No.53
小児脳腫瘍の生存者において,長期に渡る神経学的および感覚神経における障害について:小児癌生存者の研究
Long-term neurologic and neurosensory sequelae in adult survivors of a childhood brain tumor: childhood cancer survivor study
Packer RJ, et al.
J Clin Oncol 21:3255-3261, 2003
目的
脳腫瘍の患児での神経(運動)および感覚神経の欠損症状について、同胞をコントロールとして比較し、これらの欠損症状が発生することと関連する因子を抽出することを目的とした。
方法と対象
1970年から1986年の間に、原発性中枢神経腫瘍の患者1607人に対して、詳細な質問表に回答してもらった。
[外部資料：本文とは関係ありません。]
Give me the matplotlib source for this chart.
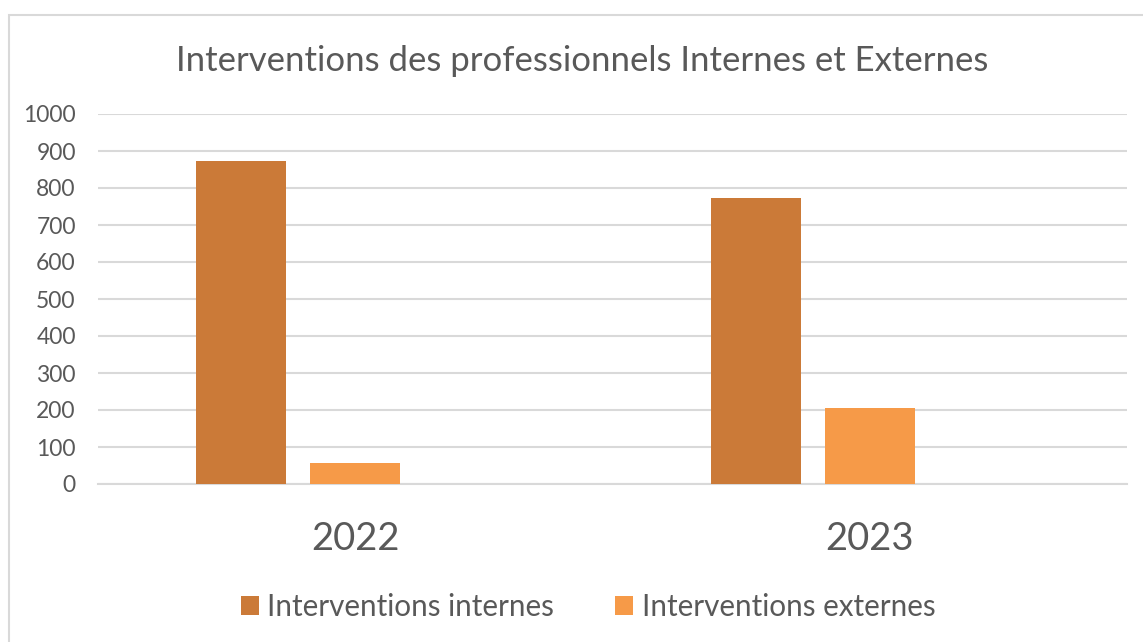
import matplotlib.pyplot as plt
import numpy as np
from matplotlib.patches import Rectangle

plt.rcParams['font.family'] = ['Lato', 'DejaVu Sans']

# data
years = ['2022', '2023']
internes = [872, 773]
externes = [57, 205]
series_names = ['Interventions internes', 'Interventions externes']
colors = ['#CB7A38', '#F69A48']
text_col = '#595959'
grid_col = '#D9D9D9'

fig = plt.figure(figsize=(11.43, 6.42), dpi=100)

# chart area border (runs past the right/bottom edges in the screenshot)
fig.patches.append(Rectangle((9 / 1143, -0.05), 1.2, (642 - 15) / 642 + 0.05,
                             transform=fig.transFigure, fill=False,
                             edgecolor=grid_col, linewidth=1.5))

ax = fig.add_axes([98 / 1143, 158 / 642, 1029 / 1143, 370 / 642])

x = np.arange(len(years))
width = 90 / 514.5
step = 114 / 514.5
ax.bar(x - step, internes, width, color=colors[0], label=series_names[0], zorder=3)
ax.bar(x, externes, width, color=colors[1], label=series_names[1], zorder=3)

ax.set_xlim(-0.5, len(years) - 0.5)
ax.set_ylim(0, 1000)
ax.set_yticks(range(0, 1001, 100))
ax.yaxis.grid(True, color=grid_col, linewidth=1.5, zorder=0)
ax.tick_params(axis='y', length=0, pad=16, labelsize=16.5, labelcolor=text_col)
ax.tick_params(axis='x', length=0, pad=27, labelsize=27.5, labelcolor=text_col)
ax.set_xticks(x)
ax.set_xticklabels(years)
for s in ['top', 'right', 'left']:
    ax.spines[s].set_visible(False)
ax.spines['bottom'].set_color(grid_col)
ax.spines['bottom'].set_linewidth(1.5)

fig.text(582.5 / 1143, 1 - 61 / 642, 'Interventions des professionnels Internes et Externes',
         ha='center', va='center', fontsize=25, color=text_col)

leg = fig.legend(loc='center', bbox_to_anchor=(588 / 1143, 1 - 607 / 642), ncol=2,
                 frameon=False, fontsize=21.3, labelcolor=text_col,
                 handlelength=0.6, handleheight=0.6, handletextpad=0.3,
                 columnspacing=2.05)

plt.savefig('out.png', dpi=100, facecolor='white')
感覚神経と(運動)神経学的障害を評価し、結果を同胞での結果と比較した。全症例のカルテから放射線照射線量と照射容積等を抽出した。
結果
17%の患児で感覚神経障害を来していた。コントロールの同胞と比較して、脳腫瘍の生存者において聴力障害のリスクが高く (相対危険度[RR]=17.3;p=<0.0001)、片眼または両眼の視力障害 (RR=14.8, p=<0.0001)、白内障 (RR=11.9;p=<0.0001)、複視 (RR=8.8; p=<0.0001)。後頭蓋窩への50Gy以上の照射により聴力障害の発生率の上昇と高い関係を示した。協調行動と運動制御の障害はそれぞれ生存者の49%と26%に認められた。前頭部に少なくとも50Gy以上照射された患児では運動障害のリスクが中等度高くなった (RR,2.0; <0.05)。痙攣の発症は25%で報告され、6.5%では遅発性に痙攣を初発した。脳皮質部の一部に30Gy以上照射された患児では、晩発性の痙攣発症のリスクが2倍高まった。後頭蓋窩を照射した場合、CDDPの併用により神経障害の増強が予想されたが、結果は聴力障害、耳鳴り、めまいに関して危険率は増強しなかった。
結論
脳腫瘍で生残した患児では、早期および晩期の神経学的および感覚神経後遺症に対するかなりのリスクがあった。これらの後遺症を前向き研究で調査する必要があろう。
1980年台の半ばから、化学療法の導入により小児脳腫瘍、特に髄芽腫の治療成績が向上した。従って、長期予後が重要となり、障害発症の有無が問題となる。線量は上げたいが、障害を引き起こすと患児の生涯にわたる重大事となる。放射線治療医は小児腫瘍患者を長期に渡って経過観察する機会があまりないので、患児の行く末を考えながら治療にあたりたいものである。